By forcing a two-year agreement last year, Trouba has forced himself into comparables of those before him: primarily, the likes of Parayko, Rielly, and Slavin. All three of those players got no where close to $6m, with Parayko’s being the highest at 5 years at $5m. The only recent defenceman in memory that has gone more than $6m at around the same age of 25 is Cam Fowler and Victor Hedman – Trouba comes no where close to Hedman’s contributions, and Cam Fowler’s $6.5m came at signing for 8 years. Putting all of this together, signing Trouba at 6 years for $6,000,000 AAV makes too much sense for all parties.

Patrik Laine – 8 years at $9.25m

Let us begin by saying that while Laine may not contribute the same as centres do, there simply is no ignoring his contribution to one of the most crucial things in the sport of hockey: goals.
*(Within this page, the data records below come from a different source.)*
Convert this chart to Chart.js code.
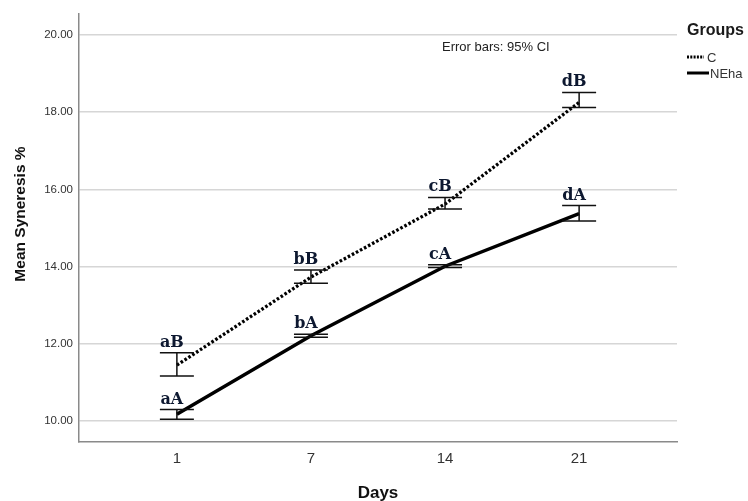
<!DOCTYPE html>
<html><head><meta charset="utf-8">
<script src="https://cdn.jsdelivr.net/npm/chart.js@4/dist/chart.umd.min.js"></script>
<style>html,body{margin:0;padding:0;background:#fff;}#wrap{width:748px;height:501px;}</style>
</head><body><div id="wrap"><canvas id="c" width="748" height="501"></canvas></div>
<script>
const days = ['1', '7', '14', '21'];
const yTicks = [10, 12, 14, 16, 18, 20];
const cMean = [11.45, 13.73, 15.62, 18.25];
const cLow = [11.17, 13.57, 15.49, 18.12];
const cHigh = [11.77, 13.91, 15.79, 18.51];
const nMean = [10.18, 12.21, 14.01, 15.37];
const nLow = [10.05, 12.17, 13.98, 15.18];
const nHigh = [10.30, 12.25, 14.05, 15.58];
const cLabels = ['aB', 'bB', 'cB', 'dB'];
const nLabels = ['aA', 'bA', 'cA', 'dA'];
const groupNames = ['C', 'NEha'];

const annot = {
  id: 'annot',
  afterDatasetsDraw(chart) {
    const ctx = chart.ctx, xs = chart.scales.x, ys = chart.scales.y;
    ctx.save();
    ctx.strokeStyle = '#111';
    ctx.lineWidth = 1.5;
    [[cLow, cHigh], [nLow, nHigh]].forEach(([lo, hi]) => {
      lo.forEach((v, i) => {
        const x = xs.getPixelForValue(i), y1 = ys.getPixelForValue(v), y2 = ys.getPixelForValue(hi[i]);
        ctx.beginPath();
        ctx.moveTo(x, y1); ctx.lineTo(x, y2);
        ctx.moveTo(x - 17, y1); ctx.lineTo(x + 17, y1);
        ctx.moveTo(x - 17, y2); ctx.lineTo(x + 17, y2);
        ctx.stroke();
      });
    });
    ctx.fillStyle = '#0d1830';
    ctx.font = 'bold 16px "DejaVu Serif"';
    ctx.textAlign = 'center';
    ctx.textBaseline = 'alphabetic';
    [[cLabels, cHigh], [nLabels, nHigh]].forEach(([labs, hi]) => {
      labs.forEach((t, i) => {
        ctx.fillText(t, xs.getPixelForValue(i) - 5, ys.getPixelForValue(hi[i]) - 6);
      });
    });
    ctx.restore();
  },
  afterDraw(chart) {
    const ctx = chart.ctx;
    ctx.save();
    ctx.fillStyle = '#222';
    ctx.font = '13px "Liberation Sans"';
    ctx.textAlign = 'left'; ctx.textBaseline = 'middle';
    ctx.fillText('Error bars: 95% CI', 442, 47);
    ctx.font = 'bold 16px "Liberation Sans"';
    ctx.fillStyle = '#1a1a1a';
    ctx.fillText('Groups', 687, 31);
    ctx.strokeStyle = '#000'; ctx.lineWidth = 3;
    ctx.setLineDash([2, 1.3]);
    ctx.beginPath(); ctx.moveTo(687, 57); ctx.lineTo(704, 57); ctx.stroke();
    ctx.setLineDash([]);
    ctx.beginPath(); ctx.moveTo(687, 73); ctx.lineTo(709, 73); ctx.stroke();
    ctx.font = '13px "Liberation Sans"';
    ctx.fillStyle = '#333';
    ctx.fillText(groupNames[0], 707, 58);
    ctx.fillText(groupNames[1], 710, 74);
    ctx.fillStyle = '#111';
    ctx.font = 'bold 17px "Liberation Sans"';
    ctx.textAlign = 'center';
    ctx.fillText('Days', 378, 493);
    ctx.translate(21, 214);
    ctx.rotate(-Math.PI / 2);
    ctx.font = 'bold 15.5px "Liberation Sans"';
    ctx.fillText('Mean Syneresis %', 0, 0);
    ctx.restore();
  }
};

new Chart(document.getElementById('c'), {
  type: 'line',
  data: {
    datasets: [
      {
        label: groupNames[0],
        data: cMean.map((v, i) => ({ x: i, y: v })),
        borderColor: '#000', borderWidth: 3.3, borderDash: [2.6, 2],
        pointRadius: 0, fill: false, tension: 0
      },
      {
        label: groupNames[1],
        data: nMean.map((v, i) => ({ x: i, y: v })),
        borderColor: '#000', borderWidth: 3.5,
        pointRadius: 0, fill: false, tension: 0
      }
    ]
  },
  options: {
    responsive: false,
    devicePixelRatio: 1,
    animation: false,
    layout: { padding: { left: 0, right: 71, top: 14, bottom: 0 } },
    plugins: { legend: { display: false }, tooltip: { enabled: false } },
    scales: {
      x: {
        type: 'linear', min: -0.73, max: 3.73,
        afterBuildTicks: s => { s.ticks = days.map((d, i) => ({ value: i })); },
        afterFit: s => { s.height = 59; },
        ticks: { callback: v => days[v], color: '#333', font: { family: 'Liberation Sans', size: 15 }, padding: 8, autoSkip: false, maxRotation: 0 },
        grid: { display: false, drawTicks: false },
        border: { display: true, color: '#8a8a8a', width: 1.5 }
      },
      y: {
        type: 'linear', min: 9.46, max: 20.54,
        afterBuildTicks: s => { s.ticks = yTicks.map(v => ({ value: v })); },
        afterFit: s => { s.width = 79; },
        ticks: { callback: v => v.toFixed(2), color: '#333', font: { family: 'Liberation Sans', size: 11.5 }, padding: 6 },
        grid: { color: '#d6d6d6', lineWidth: 1.5, drawTicks: false },
        border: { display: true, color: '#8a8a8a', width: 1.5 }
      }
    }
  },
  plugins: [annot]
});
</script>
</body></html>
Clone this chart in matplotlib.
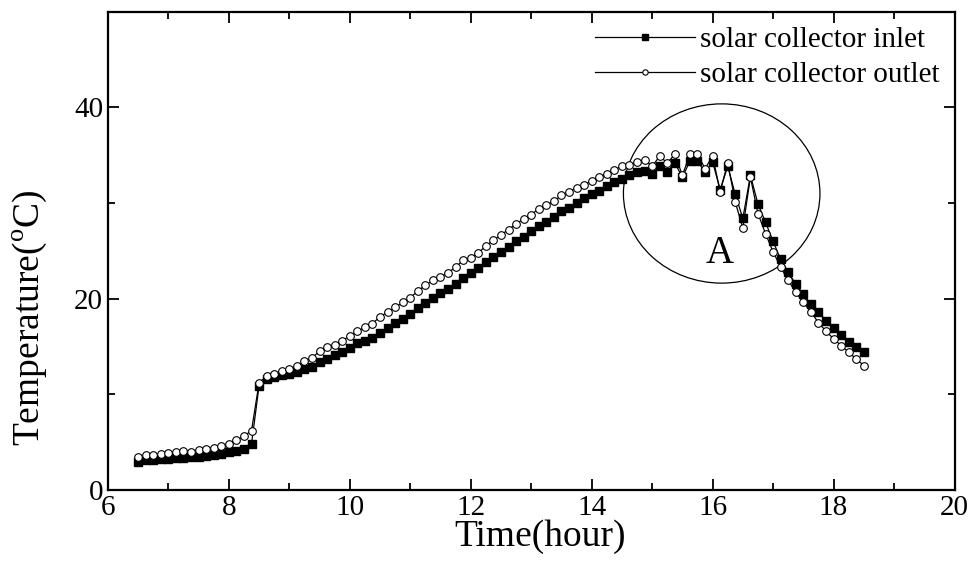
import matplotlib
matplotlib.use("Agg")
import matplotlib.pyplot as plt
from matplotlib.patches import Ellipse
from matplotlib.ticker import MultipleLocator


# Data (time in hours, sampled every 7.5 minutes)
time = [6.5 + 0.125 * i for i in range(97)]

inlet = [2.95, 3.1, 3.15, 3.2, 3.27, 3.33, 3.37, 3.44, 3.47, 3.57, 3.68, 3.75,
         3.92, 4.1, 4.3, 4.8,
         10.9, 11.6, 11.8, 12.05, 12.15, 12.3, 12.6, 12.9, 13.4, 13.7,
         14.1, 14.4, 14.83, 15.35, 15.56, 15.9, 16.46, 16.94, 17.43, 17.88,
         18.37, 19.03, 19.55, 20.07, 20.56, 20.97, 21.53, 22.15, 22.7, 23.2,
         23.8, 24.4, 24.9, 25.45, 26.0, 26.46, 27.08, 27.6, 28.05, 28.54,
         29.17, 29.5, 30.0, 30.5, 30.97, 31.3, 31.77, 32.2, 32.5, 32.9,
         33.2, 33.4, 33.0, 33.85, 33.3, 34.2, 32.7, 34.4, 34.4, 33.2,
         34.3, 31.4, 33.85, 30.9, 28.4, 32.9, 29.9, 28.0, 26.0, 24.1,
         22.8, 21.5, 20.5, 19.4, 18.6, 17.7, 16.9, 16.2, 15.5, 14.9, 14.4]

outlet = [3.47, 3.6, 3.68, 3.75, 3.85, 4.0, 4.1, 3.96, 4.2, 4.3, 4.4, 4.6,
          4.75, 5.2, 5.6, 6.2,
          11.2, 11.9, 12.15, 12.4, 12.6, 13.0, 13.5, 13.8, 14.5, 14.9,
          15.14, 15.6, 16.1, 16.6, 17.0, 17.4, 18.1, 18.6, 19.1, 19.6,
          20.1, 20.8, 21.4, 21.9, 22.3, 22.7, 23.3, 24.0, 24.3, 24.8,
          25.5, 26.1, 26.7, 27.2, 27.85, 28.3, 28.8, 29.4, 29.8, 30.2,
          30.8, 31.2, 31.6, 31.9, 32.3, 32.7, 33.05, 33.5, 33.85, 34.0,
          34.3, 34.5, 33.85, 34.9, 34.2, 35.1, 32.9, 35.1, 35.1, 33.6,
          34.9, 31.2, 34.2, 30.1, 27.4, 32.7, 28.9, 26.8, 24.9, 23.3,
          21.9, 20.7, 19.6, 18.6, 17.5, 16.6, 15.8, 15.1, 14.4, 13.7, 13.0]


# Plotting
plt.rcParams['font.family'] = ['Liberation Serif', 'DejaVu Serif']
plt.rcParams['mathtext.fontset'] = 'custom'
plt.rcParams['mathtext.rm'] = 'Liberation Serif'

fig = plt.figure(figsize=(9.72, 5.65), dpi=100)
ax = fig.add_axes([0.111, 0.133, 0.871, 0.846])

ax.plot(time, inlet, color='black', lw=0.9, marker='s', markersize=5.5,
        markerfacecolor='black', markeredgecolor='black',
        label='solar collector inlet')
ax.plot(time, outlet, color='black', lw=0.9, marker='o', markersize=5.5,
        markerfacecolor='white', markeredgecolor='black', markeredgewidth=0.8,
        label='solar collector outlet')

# region A
ax.add_patch(Ellipse((16.15, 31.0), 3.25, 18.75, fill=False, color='black', lw=0.9))
ax.text(16.12, 24.7, 'A', fontsize=28, ha='center', va='center')

ax.set_xlim(6, 20)
ax.set_ylim(0, 50)
ax.xaxis.set_major_locator(MultipleLocator(2))
ax.xaxis.set_minor_locator(MultipleLocator(1))
ax.yaxis.set_major_locator(MultipleLocator(20))
ax.yaxis.set_minor_locator(MultipleLocator(10))
ax.tick_params(which='both', direction='in', top=True, right=True, width=1.3, labelsize=21)
ax.tick_params(which='major', length=8)
ax.tick_params(which='minor', length=5)
for s in ax.spines.values():
    s.set_linewidth(1.6)

ax.set_xlabel('Time(hour)', fontsize=27)
ax.xaxis.set_label_coords(0.511, -0.062)
ax.set_ylabel('Temperature($^{\\mathrm{o}}$C)', fontsize=27)
ax.yaxis.set_label_coords(-0.07, 0.36)

ax.legend(loc='upper right', frameon=False, fontsize=21, handlelength=3.4,
          handletextpad=0.2, borderaxespad=0.1, labelspacing=0.3, markerscale=0.7)

fig.savefig('out.png', dpi=100)
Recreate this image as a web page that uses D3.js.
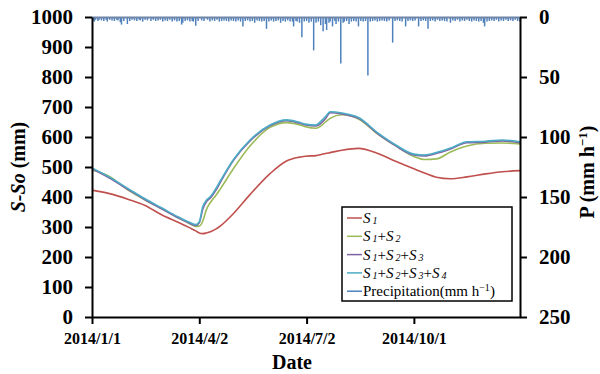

Simply put, the recently turned 20-year-old is already scoring at a torrid pace for two seasons in a row, and there is still much, much room to grow, both physically and mentally. In this author’s perspective, it would be a mistake to think that another season of high-scoring but perhaps questionable metrics and defensive play would decrease Laine’s next contract – because if the latter does improve even slightly, the young Finn will undoubtedly be asking for upwards of $10m in his first offseason as a RFA.

For the record, dating back to the off-season of 2013, of the 17 players to receive contracts upwards of 6 years in length and a $7.5m cap hit, around 6 of those players can be considered pure wingers (Benn, Voracek, Tarasenko, Kane, Giroux, Perry):

So, not many wingers get paid close to the $10m mark, unless you are Jamie Benn or Patrick Kane, and are about to hit unrestricted free agency. There’s just one caveat that is sure to be pointed out during contract negotiations starting this July 1st – the following is a top 15 of seasons since 2013-14 of all the players above, ordered by goals:

In about ~100 seasons worth, Laine already has two seasons in the top 15, and has a season that is second amongst those players. Yes, it’s a lot of bucketing going on there, but the point is to stress that Patrik Laine is a pure goal-scorer already – if Jets’ Management waits until Summer 2019 and Laine rounds out the rest of his game by then (and other comparables such as Matthews and others sign by then), Laine is certainly going to be one of those few wingers getting paid close to $10m.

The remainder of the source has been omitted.